Ces jours-ci, les médias ont révélé les taux d’échec très élevés des candidats au TECFEE (Test de certification en français écrit pour l’enseignement), exigé pour pouvoir légalement enseigner au primaire et au secondaire (formation générale et professionnelle).

On s’en est alarmé et on a même prétendu que la pandémie en était la cause. La pandémie a vraiment le dos large ! Depuis le début de la passation de ce test, en 2008, les échecs se succèdent. En 2020, seuls 47 % des candidats de l’UQAM ont réussi le test ; en 2017, la moyenne nationale était de 53 %. Ça ne date donc pas d’hier. Mais, oui, c’est pire que jamais. Pourquoi ? Je vais essayer de répondre à cette question.

Un test rigoureux

Une des explications, donnée par nombre d’étudiants et reprise par des médias, serait que la partie portant sur les connaissances sur la langue (qui correspond à 50 % des points) est trop difficile et « déconnectée de la réalité ».

On se souviendra de la levée de boucliers de la part d’étudiantes et d’étudiants arguant qu’on demandait la définition de mots aussi rares et difficiles que conjoncture !
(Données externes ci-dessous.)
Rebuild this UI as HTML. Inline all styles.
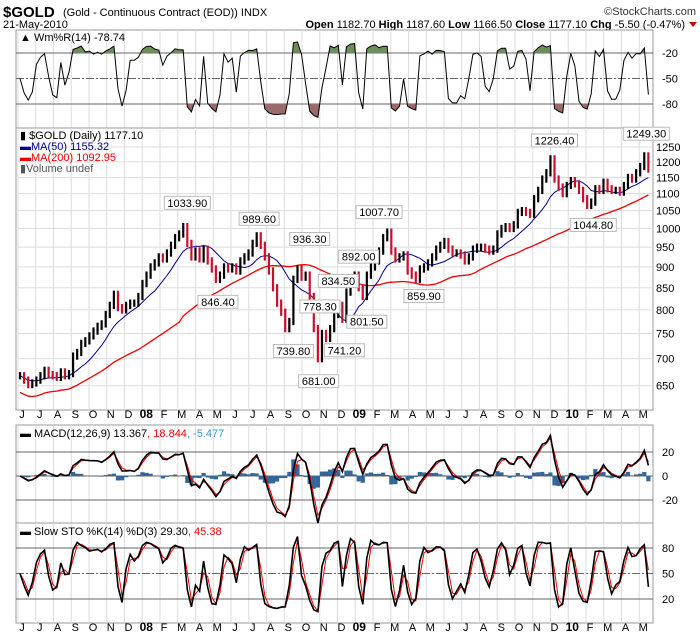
<!DOCTYPE html>
<html><head><meta charset="utf-8"><style>
body{margin:0;background:#fff;}
svg{display:block;font-family:"Liberation Sans",sans-serif;}
</style></head><body>
<svg id="c" width="700" height="639" viewBox="0 0 700 639" xmlns="http://www.w3.org/2000/svg">
<g>
<text x="3" y="17" font-size="15" font-weight="bold">$GOLD</text>
<text x="63" y="16" font-size="11">(Gold - Continuous Contract (EOD)) INDX</text>
<text x="696" y="15" font-size="11" text-anchor="end" fill="#333">©StockCharts.com</text>
<text x="3" y="28" font-size="11">21-May-2010</text>
<text x="685" y="28" font-size="11" text-anchor="end"><tspan font-weight="bold">Open</tspan> 1182.70 <tspan font-weight="bold">High</tspan> 1187.60 <tspan font-weight="bold">Low</tspan> 1166.50 <tspan font-weight="bold">Close</tspan> 1177.10 <tspan font-weight="bold">Chg</tspan> -5.50 (-0.47%)</text>
<path d="M689,22 L697,22 L693,27 Z" fill="#c00"/>
</g>
<g id="grid"></g>
<g id="marks"></g>
<g id="labels"></g>
</svg>
<script>
// Weekly closes, Jun 2007 - May 2010
const closes=[668,660,652,655, 660,668,678,670,668, 665,675,668,672, 705,712,730,735,
745,755,765,770,790, 810,835,805,800, 810,815,815,830,
860,880,900,910,925, 920,935,955,975, 985,1005,960,925, 940,920,945,915,895,
870,880,900,895, 900,890,915,925, 935,960,980,955,925, 890,850,815,795,
760,775,870,895, 875,880,830,760,700, 750,740,760,790, 810,780,840,870,
880,850,830,880,900, 915,940,975,990, 940,920,925,930, 890,880,870,895,900,
910,925,945,955, 965,945,935,935, 930,915,925,945,950, 950,945,940,945,
985,1000,1005,1000, 1010,1045,1050,1045,1040, 1085,1110,1145,1165, 1210,1145,1120,1100,
1125,1140,1130,1110,1085, 1065,1075,1115,1110, 1135,1115,1110,1110, 1105,1125,1150,1145,1165,
1185,1220,1177];
const monthLabels=["J","J","A","S","O","N","D","08","F","M","A","M","J","J","A","S","O","N","D","09","F","M","A","M","J","J","A","S","O","N","D","10","F","M","A","M"];
const priceTicks=[650,700,750,800,850,900,950,1000,1050,1100,1150,1200,1250];
const annValues=[1033.90,989.60,936.30,846.40,739.80,778.30,681.00,741.20,834.50,892.00,801.50,1007.70,859.90,1226.40,1044.80,1249.30];
const annWeeks=[41,58.6,71,48.5,67,73.5,73.2,79.5,78,83,85,88,99,131,140.5,153.5];
const annAbove=[1,1,1,0,0,1,0,0,1,1,0,1,0,1,0,1];
const wrTicks=[-20,-50,-80];
const macdTicks=[20,0,-20];
const stoTicks=[80,50,20];

const NS="http://www.w3.org/2000/svg";
const L=16,R=653;
const X=i=>18+(i+0.5)*4.08;
const MX=m=>18+m*17.75;
const Y=p=>385.7-365*Math.log(p/650);
const YW=v=>36+(-v)*0.85;
const YM=v=>476-v*1.2;
const YS=v=>616-v*0.85;
const G=document.getElementById('grid'),M=document.getElementById('marks'),LB=document.getElementById('labels');
function el(t,a,p){const e=document.createElementNS(NS,t);for(const k in a)e.setAttribute(k,a[k]);p.appendChild(e);return e;}
function txt(p,x,y,s,o){const e=el('text',Object.assign({x:x,y:y,'font-size':11},o||{}),p);e.textContent=s;return e;}

const panels=[[30,128],[128,410],[425,523],[523,623]];
panels.forEach(function(pn,k){
  const r=el('rect',{x:L,y:pn[0],width:R-L,height:pn[1]-pn[0],fill:'#fff',stroke:'#999'},G);
  
  
  for(let m=0;m<monthLabels.length;m++){const x=MX(m);
    const g=el('line',{x1:x,x2:x,y1:pn[0],y2:pn[1],stroke:'#ddd'},G);
    
    }
});
[418,631].forEach(function(yy){
  monthLabels.forEach(function(s,m){
    const t=txt(LB,MX(m)+4,yy,s,{'text-anchor':'middle','font-size':(s.length>1?12:11),'font-weight':(s.length>1?'bold':'normal')});
    
    
  });
});
priceTicks.forEach(function(p){const y=Y(p);
  const g=el('line',{x1:L,x2:R,y1:y,y2:y,stroke:'#ddd'},G);
  
  
  const t=txt(LB,656,y+4,String(p),{});
  
  
});
function hline(y,dash,lbl){const l=el('line',{x1:L,x2:R,y1:y,y2:y,stroke:'#666','stroke-dasharray':dash?'8,2,2,2':'none'},M);
  
  
  const t=txt(LB,662,y+4,lbl,{});
  
  }
wrTicks.forEach(v=>hline(YW(v),v===-50,String(v)));
macdTicks.forEach(v=>hline(YM(v),false,String(v)));
stoTicks.forEach(v=>hline(YS(v),v===50,String(v)));

function sma(n){return closes.map((c,i)=>{const s=closes.slice(Math.max(0,i-n+1),i+1);return s.reduce((a,b)=>a+b,0)/s.length;});}
function ema(arr,n){const k=2/(n+1);let e=arr[0];return arr.map(v=>(e=e+k*(v-e)));}
function path(vals,fx,fy){return vals.map((v,i)=>(i?'L':'M')+fx(i).toFixed(1)+','+fy(v).toFixed(1)).join('');}
const ma50=sma(10),ma200=sma(40).map((v,i)=>i<40?v*(0.955+0.001*i):v);
let p=el('path',{d:path(ma200,X,Y),fill:'none',stroke:'#e00','stroke-width':1.3},M);

p=el('path',{d:path(ma50,X,Y),fill:'none',stroke:'#00008b','stroke-width':1},M);

closes.forEach(function(c,i){const pr=i?closes[i-1]:c;const up=c>=pr;
  const hi=Math.max(c,pr)*1.01,lo=Math.min(c,pr)*0.99;
  const b=el('line',{x1:X(i),x2:X(i),y1:Y(hi),y2:Y(lo),stroke:up?'#000':'#c8102e','stroke-width':2.2},M);
  
  
});
annValues.forEach(function(v,i){const x=X(annWeeks[i]);const y=Y(v);const s=v.toFixed(2);
  const w=s.length*6+4;const by=annAbove[i]?y-20:y+6;
  const r=el('rect',{x:x-w/2,y:by,width:w,height:13,fill:'#fff',stroke:'#bbb'},LB);
  
  const t=txt(LB,x,by+10.5,s,{'text-anchor':'middle'});
  
});
// Williams %R
const wr=closes.map((c,i)=>{const s=closes.slice(Math.max(0,i-3),i+1);const h=Math.max(...s)*1.012,l=Math.min(...s)*0.988;return -100*(h-c)/(h-l);});
const wrc=wr.map(v=>Math.max(-97,Math.min(-3,v)));
const defs=el('defs',{},M);
const cg=el('clipPath',{id:'cg'},defs);el('rect',{x:L,y:30,width:R-L,height:YW(-20)-30},cg);
const cr=el('clipPath',{id:'cr'},defs);el('rect',{x:L,y:YW(-80),width:R-L,height:128-YW(-80)},cr);
p=el('path',{d:path(wrc,X,YW)+'L'+X(wrc.length-1)+','+YW(-20)+'L'+X(0)+','+YW(-20)+'Z',fill:'#6b8e5a',stroke:'none','clip-path':'url(#cg)'},M);

p=el('path',{d:path(wrc,X,YW)+'L'+X(wrc.length-1)+','+YW(-80)+'L'+X(0)+','+YW(-80)+'Z',fill:'#9c6a6a',stroke:'none','clip-path':'url(#cr)'},M);

p=el('path',{d:path(wrc,X,YW),fill:'none',stroke:'#000','stroke-width':1},M);

// MACD
const e12=ema(closes,2.4),e26=ema(closes,5.2);const macd=e12.map((v,i)=>(v-e26[i])*0.9);const sig=ema(macd,1.8);
macd.forEach(function(v,i){const h=(v-sig[i])*1.5;
  const r=el('rect',{x:X(i)-2.1,y:Math.min(YM(0),YM(h)),width:4.2,height:Math.abs(YM(h)-YM(0)),fill:'#336699'},M);
  });
p=el('path',{d:path(sig,X,YM),fill:'none',stroke:'#e00','stroke-width':1},M);

p=el('path',{d:path(macd,X,YM),fill:'none',stroke:'#000','stroke-width':1.6},M);

// Slow stochastic
const fk=closes.map((c,i)=>{const s=closes.slice(Math.max(0,i-2),i+1);const h=Math.max(...s)*1.01,l=Math.min(...s)*0.99;return 100*(c-l)/(h-l);});
const sk=fk.map((v,i)=>i?(v*0.75+fk[i-1]*0.25):v);const sd=sk.map((v,i)=>i?(v*0.6+sk[i-1]*0.4):v);
p=el('path',{d:path(sd,X,YS),fill:'none',stroke:'#e00','stroke-width':1},M);

p=el('path',{d:path(sk,X,YS),fill:'none',stroke:'#000','stroke-width':1.6},M);

function leg(x,y,parts,name){const t=el('text',{x:x,y:y,'font-size':11},LB);
  parts.forEach(q=>{const s=el('tspan',{fill:q[1]},t);s.textContent=q[0];});}
leg(20,41,[['▲ Wm%R(14) -78.74','#000']],'williams-r-legend');
leg(20,139,[['▮ $GOLD (Daily) 1177.10','#000']],'price-legend');
leg(20,150,[['▬','#00008b'],['MA(50) 1155.32','#00008b']],'ma50-legend');
leg(20,161,[['▬','#e00'],['MA(200) 1092.95','#e00']],'ma200-legend');
leg(20,172,[['▮Volume undef','#555']],'volume-legend');
leg(20,437,[['▬ MACD(12,26,9) 13.367','#000'],[', 18.844','#e00'],[', -5.477','#39c']],'macd-legend');
leg(20,535,[['▬ Slow STO %K(14) %D(3) 29.30','#000'],[', 45.38','#e00']],'sto-legend');
</script>
</body></html>
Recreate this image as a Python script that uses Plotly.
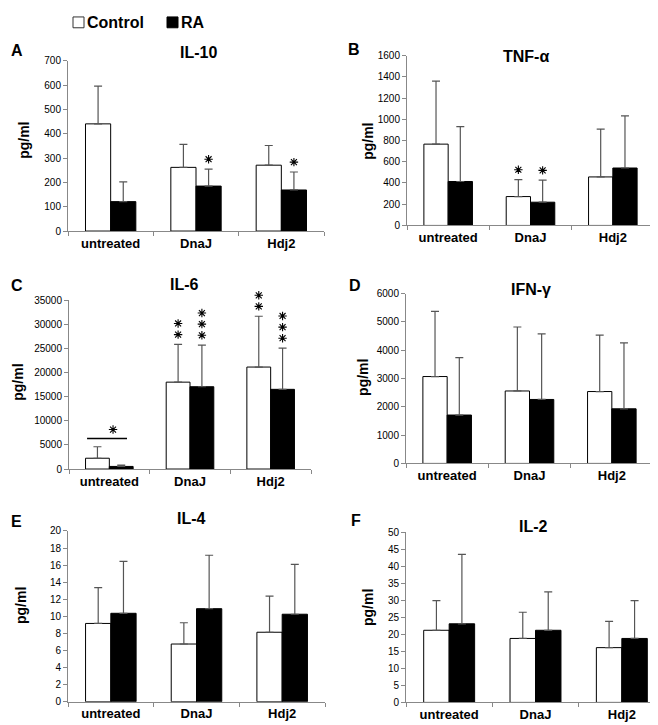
import plotly.graph_objects as go

W, H = 658, 725

categories = ["untreated", "DnaJ", "Hdj2"]
series_names = ["Control", "RA"]

# mean values and upper standard deviations
il10_control = [441, 262, 271]
il10_control_sd = [155, 95, 81]
il10_ra = [121, 185, 169]
il10_ra_sd = [81, 70, 74]

tnf_control = [766, 272, 457]
tnf_control_sd = [593, 160, 451]
tnf_ra = [414, 219, 541]
tnf_ra_sd = [516, 207, 491]

il6_control = [2240, 18010, 21140]
il6_control_sd = [2380, 7820, 10530]
il6_ra = [540, 17060, 16520]
il6_ra_sd = [280, 8630, 8560]

ifn_control = [3070, 2560, 2540]
ifn_control_sd = [2300, 2260, 1990]
ifn_ra = [1710, 2260, 1930]
ifn_ra_sd = [2030, 2320, 2330]

il4_control = [9.17, 6.76, 8.14]
il4_control_sd = [4.19, 2.49, 4.22]
il4_ra = [10.36, 10.9, 10.25]
il4_ra_sd = [6.07, 6.26, 5.83]

il2_control = [21.2, 18.8, 16.1]
il2_control_sd = [8.7, 7.7, 7.7]
il2_ra = [23.1, 21.2, 18.8]
il2_ra_sd = [20.4, 11.3, 11.1]

# significance stars above each bar (count)
il10_stars = ([0, 0, 0], [0, 1, 1])
tnf_stars = ([0, 1, 0], [0, 1, 0])
il6_stars = ([0, 2, 2], [0, 3, 3])
ifn_stars = ([0, 0, 0], [0, 0, 0])
il4_stars = ([0, 0, 0], [0, 0, 0])
il2_stars = ([0, 0, 0], [0, 0, 0])

panel_letters = ["A", "B", "C", "D", "E", "F"]
panel_titles = ["IL-10", "TNF-α", "IL-6", "IFN-γ", "IL-4", "IL-2"]
y_max = [700, 1600, 35000, 6000, 20, 50]
y_dtick = [100, 200, 5000, 1000, 2, 5]
y_title = "pg/ml"

panels = [
    (il10_control, il10_control_sd, il10_ra, il10_ra_sd, il10_stars),
    (tnf_control, tnf_control_sd, tnf_ra, tnf_ra_sd, tnf_stars),
    (il6_control, il6_control_sd, il6_ra, il6_ra_sd, il6_stars),
    (ifn_control, ifn_control_sd, ifn_ra, ifn_ra_sd, ifn_stars),
    (il4_control, il4_control_sd, il4_ra, il4_ra_sd, il4_stars),
    (il2_control, il2_control_sd, il2_ra, il2_ra_sd, il2_stars),
]

# layout geometry in pixels: (x_left, x_right, y_top, y_bottom)
boxes = [
    (60, 316, 47.7, 220.7),
    (399, 646, 42.3, 215),
    (61, 303, 291, 462.7),
    (398, 645, 284.3, 457),
    (60, 317, 525.7, 699.3),
    (398, 657, 527, 700),
]
letter_pos = [(9, 37), (346, 36), (9, 276), (347, 276), (8, 516), (348, 515)]
title_pos = [(190, 39), (518, 43), (176, 275), (523, 280), (183, 513), (525, 521)]
ytitle_pos = [(16, 129), (360, 130), (10, 375), (355, 370), (13, 602), (360, 604)]

STAR_OFFSET_PX = 10
STAR_STEP_PX = 11.3
STAR_EXT_PX = 30  # extra room above each panel for star markers

def px(x):
    return x / W

def py(y):
    return 1 - y / H

fig = go.Figure()
annotations = []
shapes = []
BARGAP = 0.41
bw = (1 - BARGAP) / 2
offsets = [-bw / 2, bw / 2]
idx = list(range(len(categories)))
bounds = [i - 0.5 for i in range(len(categories) + 1)]

for i, (c, csd, r, rsd, stars) in enumerate(panels):
    k = "" if i == 0 else str(i + 1)
    xa, ya = "x" + k, "y" + k
    ks = str(i + 7)
    xs, ys = "x" + ks, "y" + ks  # hidden, taller subplot for star marks
    x0, x1, y0, y1 = boxes[i]
    h = y1 - y0
    per_px = y_max[i] / h
    sx, sy = [], []
    for s, (vals, sd, fill) in enumerate([(c, csd, "white"), (r, rsd, "black")]):
        fig.add_trace(go.Bar(
            x=idx, y=vals, name=series_names[s], xaxis=xa, yaxis=ya,
            marker=dict(color=fill, line=dict(color="black", width=1)),
            error_y=dict(type="data", array=sd, arrayminus=[0] * len(sd), symmetric=False,
                         color="#555555", thickness=1.2, width=4),
            showlegend=False, hoverinfo="skip",
        ))
        for j, n in enumerate(stars[s]):
            for q in range(n):
                sx.append(j + offsets[s])
                sy.append(vals[j] + sd[j] + (STAR_OFFSET_PX + STAR_STEP_PX * q) * per_px)
    if i == 2:
        # bracket star over untreated pair
        br_top = c[0] + csd[0]
        shapes.append(dict(type="line", xref=xa, yref=ya,
                           x0=-0.276, x1=0.219, y0=br_top + 8.3 * per_px, y1=br_top + 8.3 * per_px,
                           line=dict(color="black", width=1.5)))
        sx.append(0.046)
        sy.append(br_top + 17.5 * per_px)
    fig.add_trace(go.Scatter(
        x=sx, y=sy, xaxis=xs, yaxis=ys, mode="markers", showlegend=False, hoverinfo="skip",
        cliponaxis=False,
        marker=dict(symbol="asterisk-open", size=7, color="black",
                    line=dict(color="black", width=1.1)),
    ))
    fig.layout["xaxis" + k] = dict(
        domain=[px(x0), px(x1)], anchor=ya, type="linear", range=[-0.5, 2.5],
        tickmode="array", tickvals=idx, ticktext=categories,
        showline=True, linecolor="#888888", linewidth=1, ticks="outside",
        ticklen=4, tickcolor="rgba(0,0,0,0)", showgrid=False, zeroline=False,
        ticklabelstandoff=-4,
        minor=dict(tickmode="array", tickvals=bounds, ticks="outside", ticklen=4,
                   tickcolor="#888888", showgrid=False),
        tickfont=dict(size=13, color="black", family="Arial", weight="bold"),
    )
    fig.layout["yaxis" + k] = dict(
        domain=[py(y1), py(y0)], anchor=xa, range=[0, y_max[i]], dtick=y_dtick[i],
        tickformat="d",
        showline=True, linecolor="#888888", linewidth=1, ticks="outside",
        ticklen=4, tickcolor="#888888", showgrid=False, zeroline=False,
        tickfont=dict(size=10, color="black", family="Arial"),
    )
    fig.layout["xaxis" + ks] = dict(
        domain=[px(x0), px(x1)], anchor=ys, type="linear", range=[-0.5, 2.5],
        visible=False, showgrid=False, zeroline=False,
    )
    fig.layout["yaxis" + ks] = dict(
        domain=[py(y1), py(y0 - STAR_EXT_PX)], anchor=xs,
        range=[0, y_max[i] * (h + STAR_EXT_PX) / h],
        visible=False, showgrid=False, zeroline=False,
    )
    lx, ly = letter_pos[i]
    annotations.append(dict(x=px(lx), y=py(ly), xref="paper", yref="paper",
                            text="<b>%s</b>" % panel_letters[i], showarrow=False,
                            xanchor="center", yanchor="middle",
                            font=dict(size=16, color="black", family="Arial")))
    tx, ty = title_pos[i]
    annotations.append(dict(x=px(tx), y=py(ty), xref="paper", yref="paper",
                            text="<b>%s</b>" % panel_titles[i], showarrow=False,
                            xanchor="center", yanchor="middle",
                            font=dict(size=16, color="black", family="Arial")))
    gx, gy = ytitle_pos[i]
    annotations.append(dict(x=px(gx), y=py(gy), xref="paper", yref="paper",
                            text="<b>%s</b>" % y_title, showarrow=False, textangle=-90,
                            xanchor="center", yanchor="middle",
                            font=dict(size=14, color="black", family="Arial")))

# legend
shapes.append(dict(type="rect", xref="paper", yref="paper", x0=px(65), x1=px(76),
                   y0=py(14), y1=py(3), fillcolor="white", line=dict(color="#333333", width=1)))
shapes.append(dict(type="rect", xref="paper", yref="paper", x0=px(159), x1=px(170),
                   y0=py(14), y1=py(3), fillcolor="black", line=dict(color="black", width=1)))
annotations.append(dict(x=px(77), y=py(9), xref="paper", yref="paper",
                        text="<b>%s</b>" % series_names[0], showarrow=False,
                        xanchor="left", yanchor="middle",
                        font=dict(size=16, color="black", family="Arial")))
annotations.append(dict(x=px(171), y=py(9), xref="paper", yref="paper",
                        text="<b>%s</b>" % series_names[1], showarrow=False,
                        xanchor="left", yanchor="middle",
                        font=dict(size=16, color="black", family="Arial")))

fig.update_layout(
    width=W, height=H, margin=dict(l=0, r=0, t=0, b=0),
    paper_bgcolor="white", plot_bgcolor="rgba(0,0,0,0)",
    barmode="group", bargap=BARGAP, bargroupgap=0,
    annotations=annotations, shapes=shapes,
    font=dict(family="Arial", color="black"),
)

fig.write_html("out.html")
Ce qu’on ne dit pas, c’est que ces mots ne sont pas choisis arbitrairement. Le TECFEE est conçu par des spécialistes de l’enseignement et de l’apprentissage de langue et des docimologues, spécialistes des mesures et évaluations. Il s’agit de mots qui sont connus par une partie significative d’une population équivalente à celle qui passera le test. On critique aussi le fait qu’en orthographe grammaticale, on privilégie des exceptions ! Comme si notre orthographe n’était faite que de régularités ! Rappelons que ceux et celles qui doivent réussir le TECFEE ont déjà quinze ans de scolarisation, généralement en français (six au primaire, cinq au secondaire, deux au cégep et une ou deux à l’université en éducation), généralement en français.

Antidote : un cadeau empoisonné

Pour ce qui est de la partie du test consacrée à la rédaction (texte de 350 mots écrit en deux heures et demie), on est même allé jusqu’à proposer que les candidats aient accès au correcteur Antidote ! Antidote est un excellent correcteur pour la typographie, la ponctuation, le lexique, l’orthographe lexicale, assez bon pour la syntaxe, mais on ne peut accepter d’emblée toutes ses propositions de corrections en orthographe grammaticale. Les accepter sans réflexion et connaissances peut nous amener à produire de nombreuses erreurs orthographiques. Donc, ce n’est pas la panacée si les utilisateurs n’ont pas de solides compétences en français écrit et n’ont pas l’expérience de ce correcteur.

Les activités d’écriture : une partie congrue de l’horaire de la classe de français

Bien que les programmes d’études affirment que la qualité du français est une responsabilité partagée par tous les enseignants, il n’en est rien. Seuls les titulaires de classe au primaire et les enseignants de français au secondaire et au collégial en sont responsables.

De plus, depuis 1984, en classe de français au secondaire, on n’est autorisé à pénaliser les élèves en français écrit que dans les seuls examens de français écrit, soit plus ou moins quatre fois l’an. Comment développer des compétences solides en français écrit si cela ne compte que quatre fois l’an ?

Le reste du temps, on écrit comme on peut, comme on veut, même dans les examens de compréhension de textes. D’ailleurs, les jeunes écrivent nettement plus en dehors de la classe de français (textos, messages sur les réseaux sociaux, etc.) sans se préoccuper de la qualité de la langue. Pourvu qu’on se comprenne !

L’irresponsabilité du ministère de l’Éducation depuis des décennies

On ne répétera jamais trop que la responsabilité première de ce déplorable état de fait revient aux ministres de l’Éducation qui, depuis 30 ans, n’ont que le mot « réussite » à la bouche, ce dernier associé à des résultats chiffrés. Or, pour faire réussir le plus grand nombre, la recette est simple : baisser les exigences. Il y a fort à parier que les futurs programmes de français et la nouvelle mouture du TECFEE iront dans ce sens. Voulons-nous d’un test qui récompense le manque de culture, dont le manque d’appétence pour la langue française ?

Baisser les exigences n’est pas la solution. Il faut plutôt s’unir pour faire aimer la langue française et la culture québécoise par les jeunes d’aujourd’hui. Cela implique de l’apprivoiser, de la connaître en l’étudiant et en la pratiquant. Oui, cela demande un travail constant, des efforts, mais aussi un réel plaisir devant les progrès accomplis et les découvertes réalisées. Il est minuit moins dix.